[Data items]
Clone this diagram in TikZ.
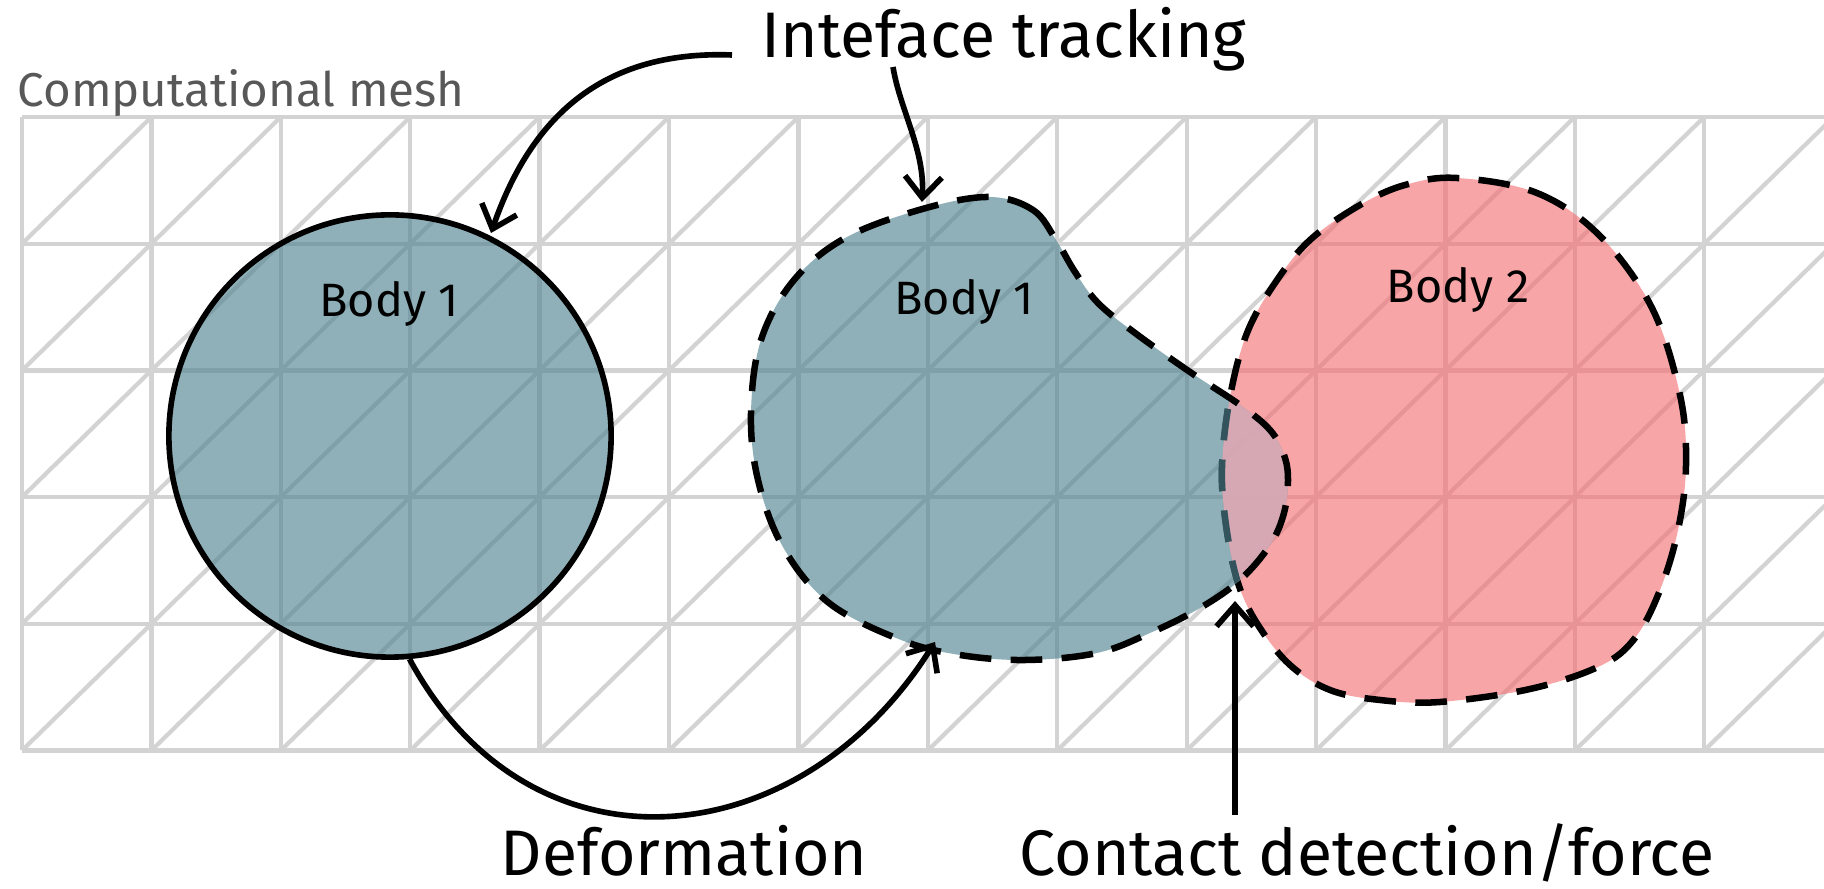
\documentclass[tikz,border=0pt]{standalone}
\usepackage{fontspec}
\setmainfont{Fira Sans}
\usetikzlibrary{arrows.meta}
\definecolor{meshgray}{RGB}{211,211,211}
\definecolor{tealbase}{RGB}{80,132,144}
\definecolor{pinkbase}{RGB}{244,114,117}
\definecolor{mauvefill}{RGB}{226,173,184}
\definecolor{darkteal}{RGB}{51,84,92}
\definecolor{meshtext}{RGB}{88,88,88}
\newcommand{\bodyApath}{plot[smooth cycle, tension=0.6] coordinates {(990,197) (1033,210) (1056,240) (1075,272) (1098,303) (1135,333) (1190,372) (1240,405) (1270,430) (1284,455) (1288,480) (1284,513) (1270,545) (1240,580) (1200,608) (1150,633) (1097,653) (1026,660) (960,655) (901,640) (829,603) (783,547) (758,480) (751,413) (761,340) (794,280) (847,237) (926,208)}}
\newcommand{\bodyBpath}{plot[smooth cycle, tension=0.6] coordinates {(1457,178) (1537,193) (1600,236) (1652,308) (1680,395) (1686,465) (1678,530) (1660,590) (1635,638) (1600,666) (1530,689) (1440,702) (1380,700) (1330,690) (1290,665) (1258,625) (1238,583) (1226,525) (1222,467) (1230,397) (1247,333) (1275,283) (1310,240) (1360,205) (1405,185)}}
\tikzset{
  meshline/.style={draw=meshgray, line width=1.2pt},
  bodyfillA/.style={fill=tealbase, fill opacity=0.64},
  bodyfillB/.style={fill=pinkbase, fill opacity=0.64},
  dashborder/.style={draw=black, line width=1.85pt, dash pattern=on 9pt off 5.5pt},
  conn/.style={draw=black, line width=1.6pt, -{Straight Barb[length=6pt,width=10.5pt]}},
  biglabel/.style={inner sep=0pt, anchor=base west, font=\fontsize{18.3}{22}\selectfont},
  bodylabel/.style={inner sep=0pt, anchor=base, font=\fontsize{13.3}{16}\selectfont},
}
\begin{document}
\begin{tikzpicture}[x=0.01cm, y=-0.01cm]
\useasboundingbox (0,0) rectangle (1824,889);
% mesh
\begin{scope}
\clip (0,0) rectangle (1824,889);
\foreach \i in {0,...,14} {
  \draw[meshline] ({22+129.4*\i},117) -- ({22+129.4*\i},750.5);
}
\foreach \j in {0,...,5} {
  \draw[meshline] (22,{117+126.7*\j}) -- (1830,{117+126.7*\j});
}
\foreach \i in {0,...,13} {
  \foreach \j in {0,...,4} {
    \draw[meshline] ({22+129.4*\i},{117+126.7*(\j+1)}) -- ({22+129.4*(\i+1)},{117+126.7*\j});
  }
}
\end{scope}
\node[inner sep=0pt, anchor=base west, text=meshtext, font=\fontsize{13.5}{16}\selectfont] (mesh) at (17,107) {Computational mesh};
% body 2
\path[bodyfillB] \bodyBpath;
\path[dashborder] \bodyBpath;
% body 1 deformed
\path[bodyfillA] \bodyApath;
\begin{scope}
\clip \bodyApath;
\path[fill=mauvefill, fill opacity=0.85] \bodyBpath;
\path[dashborder, draw=darkteal] \bodyBpath;
\end{scope}
\path[dashborder] \bodyApath;
% body 1 circle
\node[circle, minimum size=4.42cm, inner sep=0pt, bodyfillA, draw=black, line width=1.6pt] (c1) at (390,436) {};
\node[bodylabel] (b1a) at (389,317) {Body 1};
\node[bodylabel] (b1b) at (964,315) {Body 1};
\node[bodylabel] (b2) at (1458,303) {Body 2};
% labels
\node[biglabel] (it) at (761,58) {Inteface tracking};
\node[biglabel] (df) at (500,876) {Deformation};
\node[biglabel] (cd) at (1019,876) {Contact detection/force};
% connector ends
\coordinate (itA) at (732,55);
\coordinate (itB) at (893,67);
\coordinate (tipA) at (491,233);
\coordinate (tipB) at (922,202);
\coordinate (defS) at (c1.-85);
\coordinate (defT) at (935,642);
\coordinate (cdS) at (1235,815);
\coordinate (cdT) at (1235,601);
% connectors
\draw[conn] (itA) .. controls (600,50) and (530,120) .. (tipA);
\draw[conn] (itB) .. controls (900,110) and (925,150) .. (tipB);
\draw[conn] (defS) .. controls (530,883) and (799,859) .. (defT);
\draw[conn] (cdS) -- (cdT);
\end{tikzpicture}
\end{document}
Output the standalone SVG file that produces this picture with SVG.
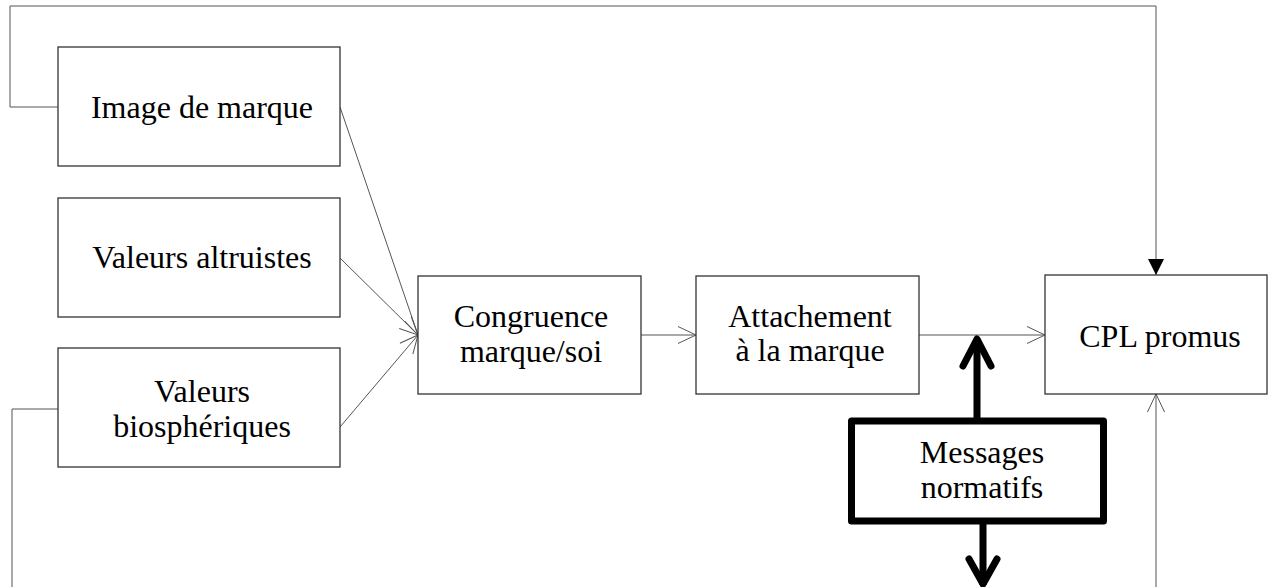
<svg xmlns="http://www.w3.org/2000/svg" width="1269" height="587" viewBox="0 0 1269 587">
<style>
.box{fill:#fff;stroke:#333;stroke-width:1.3}
.thick{fill:#fff;stroke:#000;stroke-width:7;stroke-linejoin:round}
.t{font-family:"Liberation Serif","Times New Roman",serif;font-size:32px;fill:#000;text-anchor:middle}
.ln{fill:none;stroke:#555;stroke-width:1}
.bl{fill:none;stroke:#000;stroke-width:7;stroke-linecap:round;stroke-linejoin:round}
</style>
<defs>
<marker id="open" markerWidth="20" markerHeight="20" refX="18" refY="10" orient="auto" markerUnits="userSpaceOnUse">
<path d="M0,1.5 L18,10 L0,18.5" fill="none" stroke="#555" stroke-width="1"/>
</marker>
<marker id="fill" markerWidth="20" markerHeight="20" refX="16" refY="8" orient="auto" markerUnits="userSpaceOnUse">
<path d="M0,0 L16,8 L0,16 Z" fill="#000"/>
</marker>
</defs>
<g id="connectors">
<polyline class="ln" points="58,107 10,107 10,6 1156,6 1156,275" marker-end="url(#fill)"/>
<polyline class="ln" points="58,409 12,409 12,587"/>
<line class="ln" x1="340" y1="107" x2="418" y2="335" marker-end="url(#open)"/>
<line class="ln" x1="340" y1="258" x2="418" y2="335" marker-end="url(#open)"/>
<line class="ln" x1="340" y1="427" x2="418" y2="335" marker-end="url(#open)"/>
<line class="ln" x1="641" y1="335" x2="696" y2="335" marker-end="url(#open)"/>
<line class="ln" x1="919" y1="335" x2="1045" y2="335" marker-end="url(#open)"/>
<line class="ln" x1="1156" y1="587" x2="1156" y2="394" marker-end="url(#open)"/>
<line class="bl" x1="977" y1="418" x2="977" y2="340"/>
<polyline class="bl" points="963,366 977,339 991,366"/>
<line class="bl" x1="983" y1="524" x2="983" y2="583"/>
<polyline class="bl" points="969,559 983,584 997,559"/>
</g>
<g id="image">
<rect class="box" x="58" y="47" width="282" height="119"/>
<text class="t" x="202" y="118">Image de marque</text>
</g>
<g id="altruistes">
<rect class="box" x="58" y="198" width="282" height="119"/>
<text class="t" x="202" y="268">Valeurs altruistes</text>
</g>
<g id="biospheriques">
<rect class="box" x="58" y="348" width="282" height="119"/>
<text class="t" x="202" y="402">Valeurs</text>
<text class="t" x="202" y="437">biosphériques</text>
</g>
<g id="congruence">
<rect class="box" x="418" y="276" width="223" height="118"/>
<text class="t" x="531" y="327">Congruence</text>
<text class="t" x="531" y="362">marque/soi</text>
</g>
<g id="attachement">
<rect class="box" x="696" y="276" width="223" height="118"/>
<text class="t" x="810" y="327">Attachement</text>
<text class="t" x="810" y="361">à la marque</text>
</g>
<g id="cpl">
<rect class="box" x="1045" y="275" width="222" height="119"/>
<text class="t" x="1160" y="347">CPL promus</text>
</g>
<g id="messages">
<rect class="thick" x="851.5" y="421" width="252" height="100"/>
<text class="t" x="982" y="463">Messages</text>
<text class="t" x="982" y="498">normatifs</text>
</g>
</svg>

▸ **GIVEN TASK**: Reproduce each entry verbatim, excluding any embedded images.

▸ **OUTPUT FOR THIS TASK**:
Clone this diagram in TikZ.
\documentclass[tikz,border=0pt]{standalone}
\usepackage{fontspec}
\setmainfont{Fira Sans}
\usetikzlibrary{arrows.meta}
\definecolor{meshgray}{RGB}{211,211,211}
\definecolor{tealbase}{RGB}{80,132,144}
\definecolor{pinkbase}{RGB}{244,114,117}
\definecolor{mauvefill}{RGB}{226,173,184}
\definecolor{darkteal}{RGB}{51,84,92}
\definecolor{meshtext}{RGB}{88,88,88}
\newcommand{\bodyApath}{plot[smooth cycle, tension=0.6] coordinates {(990,197) (1033,210) (1056,240) (1075,272) (1098,303) (1135,333) (1190,372) (1240,405) (1270,430) (1284,455) (1288,480) (1284,513) (1270,545) (1240,580) (1200,608) (1150,633) (1097,653) (1026,660) (960,655) (901,640) (829,603) (783,547) (758,480) (751,413) (761,340) (794,280) (847,237) (926,208)}}
\newcommand{\bodyBpath}{plot[smooth cycle, tension=0.6] coordinates {(1457,178) (1537,193) (1600,236) (1652,308) (1680,395) (1686,465) (1678,530) (1660,590) (1635,638) (1600,666) (1530,689) (1440,702) (1380,700) (1330,690) (1290,665) (1258,625) (1238,583) (1226,525) (1222,467) (1230,397) (1247,333) (1275,283) (1310,240) (1360,205) (1405,185)}}
\tikzset{
  meshline/.style={draw=meshgray, line width=1.2pt},
  bodyfillA/.style={fill=tealbase, fill opacity=0.64},
  bodyfillB/.style={fill=pinkbase, fill opacity=0.64},
  dashborder/.style={draw=black, line width=1.85pt, dash pattern=on 9pt off 5.5pt},
  conn/.style={draw=black, line width=1.6pt, -{Straight Barb[length=6pt,width=10.5pt]}},
  biglabel/.style={inner sep=0pt, anchor=base west, font=\fontsize{18.3}{22}\selectfont},
  bodylabel/.style={inner sep=0pt, anchor=base, font=\fontsize{13.3}{16}\selectfont},
}
\begin{document}
\begin{tikzpicture}[x=0.01cm, y=-0.01cm]
\useasboundingbox (0,0) rectangle (1824,889);
% mesh
\begin{scope}
\clip (0,0) rectangle (1824,889);
\foreach \i in {0,...,14} {
  \draw[meshline] ({22+129.4*\i},117) -- ({22+129.4*\i},750.5);
}
\foreach \j in {0,...,5} {
  \draw[meshline] (22,{117+126.7*\j}) -- (1830,{117+126.7*\j});
}
\foreach \i in {0,...,13} {
  \foreach \j in {0,...,4} {
    \draw[meshline] ({22+129.4*\i},{117+126.7*(\j+1)}) -- ({22+129.4*(\i+1)},{117+126.7*\j});
  }
}
\end{scope}
\node[inner sep=0pt, anchor=base west, text=meshtext, font=\fontsize{13.5}{16}\selectfont] (mesh) at (17,107) {Computational mesh};
% body 2
\path[bodyfillB] \bodyBpath;
\path[dashborder] \bodyBpath;
% body 1 deformed
\path[bodyfillA] \bodyApath;
\begin{scope}
\clip \bodyApath;
\path[fill=mauvefill, fill opacity=0.85] \bodyBpath;
\path[dashborder, draw=darkteal] \bodyBpath;
\end{scope}
\path[dashborder] \bodyApath;
% body 1 circle
\node[circle, minimum size=4.42cm, inner sep=0pt, bodyfillA, draw=black, line width=1.6pt] (c1) at (390,436) {};
\node[bodylabel] (b1a) at (389,317) {Body 1};
\node[bodylabel] (b1b) at (964,315) {Body 1};
\node[bodylabel] (b2) at (1458,303) {Body 2};
% labels
\node[biglabel] (it) at (761,58) {Inteface tracking};
\node[biglabel] (df) at (500,876) {Deformation};
\node[biglabel] (cd) at (1019,876) {Contact detection/force};
% connector ends
\coordinate (itA) at (732,55);
\coordinate (itB) at (893,67);
\coordinate (tipA) at (491,233);
\coordinate (tipB) at (922,202);
\coordinate (defS) at (c1.-85);
\coordinate (defT) at (935,642);
\coordinate (cdS) at (1235,815);
\coordinate (cdT) at (1235,601);
% connectors
\draw[conn] (itA) .. controls (600,50) and (530,120) .. (tipA);
\draw[conn] (itB) .. controls (900,110) and (925,150) .. (tipB);
\draw[conn] (defS) .. controls (530,883) and (799,859) .. (defT);
\draw[conn] (cdS) -- (cdT);
\end{tikzpicture}
\end{document}
Output the standalone SVG file that produces this picture with SVG.
<svg xmlns="http://www.w3.org/2000/svg" width="1269" height="587" viewBox="0 0 1269 587">
<style>
.box{fill:#fff;stroke:#333;stroke-width:1.3}
.thick{fill:#fff;stroke:#000;stroke-width:7;stroke-linejoin:round}
.t{font-family:"Liberation Serif","Times New Roman",serif;font-size:32px;fill:#000;text-anchor:middle}
.ln{fill:none;stroke:#555;stroke-width:1}
.bl{fill:none;stroke:#000;stroke-width:7;stroke-linecap:round;stroke-linejoin:round}
</style>
<defs>
<marker id="open" markerWidth="20" markerHeight="20" refX="18" refY="10" orient="auto" markerUnits="userSpaceOnUse">
<path d="M0,1.5 L18,10 L0,18.5" fill="none" stroke="#555" stroke-width="1"/>
</marker>
<marker id="fill" markerWidth="20" markerHeight="20" refX="16" refY="8" orient="auto" markerUnits="userSpaceOnUse">
<path d="M0,0 L16,8 L0,16 Z" fill="#000"/>
</marker>
</defs>
<g id="connectors">
<polyline class="ln" points="58,107 10,107 10,6 1156,6 1156,275" marker-end="url(#fill)"/>
<polyline class="ln" points="58,409 12,409 12,587"/>
<line class="ln" x1="340" y1="107" x2="418" y2="335" marker-end="url(#open)"/>
<line class="ln" x1="340" y1="258" x2="418" y2="335" marker-end="url(#open)"/>
<line class="ln" x1="340" y1="427" x2="418" y2="335" marker-end="url(#open)"/>
<line class="ln" x1="641" y1="335" x2="696" y2="335" marker-end="url(#open)"/>
<line class="ln" x1="919" y1="335" x2="1045" y2="335" marker-end="url(#open)"/>
<line class="ln" x1="1156" y1="587" x2="1156" y2="394" marker-end="url(#open)"/>
<line class="bl" x1="977" y1="418" x2="977" y2="340"/>
<polyline class="bl" points="963,366 977,339 991,366"/>
<line class="bl" x1="983" y1="524" x2="983" y2="583"/>
<polyline class="bl" points="969,559 983,584 997,559"/>
</g>
<g id="image">
<rect class="box" x="58" y="47" width="282" height="119"/>
<text class="t" x="202" y="118">Image de marque</text>
</g>
<g id="altruistes">
<rect class="box" x="58" y="198" width="282" height="119"/>
<text class="t" x="202" y="268">Valeurs altruistes</text>
</g>
<g id="biospheriques">
<rect class="box" x="58" y="348" width="282" height="119"/>
<text class="t" x="202" y="402">Valeurs</text>
<text class="t" x="202" y="437">biosphériques</text>
</g>
<g id="congruence">
<rect class="box" x="418" y="276" width="223" height="118"/>
<text class="t" x="531" y="327">Congruence</text>
<text class="t" x="531" y="362">marque/soi</text>
</g>
<g id="attachement">
<rect class="box" x="696" y="276" width="223" height="118"/>
<text class="t" x="810" y="327">Attachement</text>
<text class="t" x="810" y="361">à la marque</text>
</g>
<g id="cpl">
<rect class="box" x="1045" y="275" width="222" height="119"/>
<text class="t" x="1160" y="347">CPL promus</text>
</g>
<g id="messages">
<rect class="thick" x="851.5" y="421" width="252" height="100"/>
<text class="t" x="982" y="463">Messages</text>
<text class="t" x="982" y="498">normatifs</text>
</g>
</svg>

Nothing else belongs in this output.